#### Aim:
Beginning at the first line of the data, print each line exactly, stopping after the line that contains "(t4) at (922,47)".

#### Given information:
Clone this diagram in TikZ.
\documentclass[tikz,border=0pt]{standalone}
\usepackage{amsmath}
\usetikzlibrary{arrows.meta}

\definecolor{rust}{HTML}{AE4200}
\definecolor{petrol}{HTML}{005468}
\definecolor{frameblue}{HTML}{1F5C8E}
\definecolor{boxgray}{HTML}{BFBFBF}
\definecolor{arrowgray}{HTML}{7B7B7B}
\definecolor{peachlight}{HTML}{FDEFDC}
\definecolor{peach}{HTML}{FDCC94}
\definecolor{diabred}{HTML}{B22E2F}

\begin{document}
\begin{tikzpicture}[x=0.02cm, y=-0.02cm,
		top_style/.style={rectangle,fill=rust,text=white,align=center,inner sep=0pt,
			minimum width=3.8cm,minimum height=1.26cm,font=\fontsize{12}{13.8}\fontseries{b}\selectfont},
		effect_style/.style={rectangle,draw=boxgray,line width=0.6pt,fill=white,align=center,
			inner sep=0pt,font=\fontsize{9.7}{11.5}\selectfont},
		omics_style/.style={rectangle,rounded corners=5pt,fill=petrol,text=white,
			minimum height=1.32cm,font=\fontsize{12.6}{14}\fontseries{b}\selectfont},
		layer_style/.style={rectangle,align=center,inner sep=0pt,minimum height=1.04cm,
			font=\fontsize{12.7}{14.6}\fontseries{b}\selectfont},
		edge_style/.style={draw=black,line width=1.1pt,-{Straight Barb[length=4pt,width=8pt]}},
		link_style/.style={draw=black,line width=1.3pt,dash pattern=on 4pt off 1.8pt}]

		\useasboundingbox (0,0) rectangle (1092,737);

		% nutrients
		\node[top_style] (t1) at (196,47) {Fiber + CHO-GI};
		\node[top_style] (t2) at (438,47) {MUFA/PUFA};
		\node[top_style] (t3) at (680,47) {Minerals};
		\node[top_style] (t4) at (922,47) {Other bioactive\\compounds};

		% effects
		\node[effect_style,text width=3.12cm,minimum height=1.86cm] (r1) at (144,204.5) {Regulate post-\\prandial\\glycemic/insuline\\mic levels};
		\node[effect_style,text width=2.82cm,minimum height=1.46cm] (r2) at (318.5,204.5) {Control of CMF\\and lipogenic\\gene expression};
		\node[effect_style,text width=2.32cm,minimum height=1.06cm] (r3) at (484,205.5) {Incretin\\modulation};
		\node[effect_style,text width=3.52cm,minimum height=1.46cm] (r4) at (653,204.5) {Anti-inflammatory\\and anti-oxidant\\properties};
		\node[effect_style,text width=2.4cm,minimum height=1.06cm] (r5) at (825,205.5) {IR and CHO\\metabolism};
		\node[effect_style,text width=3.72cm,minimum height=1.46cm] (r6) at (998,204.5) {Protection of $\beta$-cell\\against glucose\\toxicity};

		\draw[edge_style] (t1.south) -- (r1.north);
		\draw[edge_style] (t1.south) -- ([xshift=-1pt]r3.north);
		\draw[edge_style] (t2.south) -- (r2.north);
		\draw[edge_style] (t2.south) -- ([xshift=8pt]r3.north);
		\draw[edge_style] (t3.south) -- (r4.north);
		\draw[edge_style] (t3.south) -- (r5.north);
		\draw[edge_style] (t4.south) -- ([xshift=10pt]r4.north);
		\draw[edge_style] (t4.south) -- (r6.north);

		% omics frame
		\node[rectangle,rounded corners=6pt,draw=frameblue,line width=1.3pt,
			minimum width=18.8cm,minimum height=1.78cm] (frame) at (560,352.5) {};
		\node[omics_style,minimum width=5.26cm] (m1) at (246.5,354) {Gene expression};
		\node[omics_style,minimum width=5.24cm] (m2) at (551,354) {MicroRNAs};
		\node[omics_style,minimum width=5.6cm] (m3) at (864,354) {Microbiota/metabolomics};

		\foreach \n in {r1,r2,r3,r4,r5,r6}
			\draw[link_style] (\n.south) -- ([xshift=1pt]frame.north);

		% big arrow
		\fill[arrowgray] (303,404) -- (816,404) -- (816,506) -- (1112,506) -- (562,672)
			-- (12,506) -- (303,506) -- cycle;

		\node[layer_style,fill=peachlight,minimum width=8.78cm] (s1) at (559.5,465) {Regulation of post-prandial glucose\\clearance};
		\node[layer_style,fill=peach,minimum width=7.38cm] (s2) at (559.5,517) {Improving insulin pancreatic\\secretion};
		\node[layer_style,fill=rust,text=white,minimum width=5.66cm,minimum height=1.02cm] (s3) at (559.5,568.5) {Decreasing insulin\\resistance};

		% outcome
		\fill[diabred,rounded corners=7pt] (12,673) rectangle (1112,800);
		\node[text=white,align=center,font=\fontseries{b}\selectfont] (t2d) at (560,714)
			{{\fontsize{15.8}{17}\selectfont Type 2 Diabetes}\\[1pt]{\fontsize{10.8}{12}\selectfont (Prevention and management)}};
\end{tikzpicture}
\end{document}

#### Solution to this problem:
Clone this diagram in TikZ.
\documentclass[tikz,border=0pt]{standalone}
\usepackage{amsmath}
\usetikzlibrary{arrows.meta}

\definecolor{rust}{HTML}{AE4200}
\definecolor{petrol}{HTML}{005468}
\definecolor{frameblue}{HTML}{1F5C8E}
\definecolor{boxgray}{HTML}{BFBFBF}
\definecolor{arrowgray}{HTML}{7B7B7B}
\definecolor{peachlight}{HTML}{FDEFDC}
\definecolor{peach}{HTML}{FDCC94}
\definecolor{diabred}{HTML}{B22E2F}

\begin{document}
\begin{tikzpicture}[x=0.02cm, y=-0.02cm,
		top_style/.style={rectangle,fill=rust,text=white,align=center,inner sep=0pt,
			minimum width=3.8cm,minimum height=1.26cm,font=\fontsize{12}{13.8}\fontseries{b}\selectfont},
		effect_style/.style={rectangle,draw=boxgray,line width=0.6pt,fill=white,align=center,
			inner sep=0pt,font=\fontsize{9.7}{11.5}\selectfont},
		omics_style/.style={rectangle,rounded corners=5pt,fill=petrol,text=white,
			minimum height=1.32cm,font=\fontsize{12.6}{14}\fontseries{b}\selectfont},
		layer_style/.style={rectangle,align=center,inner sep=0pt,minimum height=1.04cm,
			font=\fontsize{12.7}{14.6}\fontseries{b}\selectfont},
		edge_style/.style={draw=black,line width=1.1pt,-{Straight Barb[length=4pt,width=8pt]}},
		link_style/.style={draw=black,line width=1.3pt,dash pattern=on 4pt off 1.8pt}]

		\useasboundingbox (0,0) rectangle (1092,737);

		% nutrients
		\node[top_style] (t1) at (196,47) {Fiber + CHO-GI};
		\node[top_style] (t2) at (438,47) {MUFA/PUFA};
		\node[top_style] (t3) at (680,47) {Minerals};
		\node[top_style] (t4) at (922,47) {Other bioactive\\compounds};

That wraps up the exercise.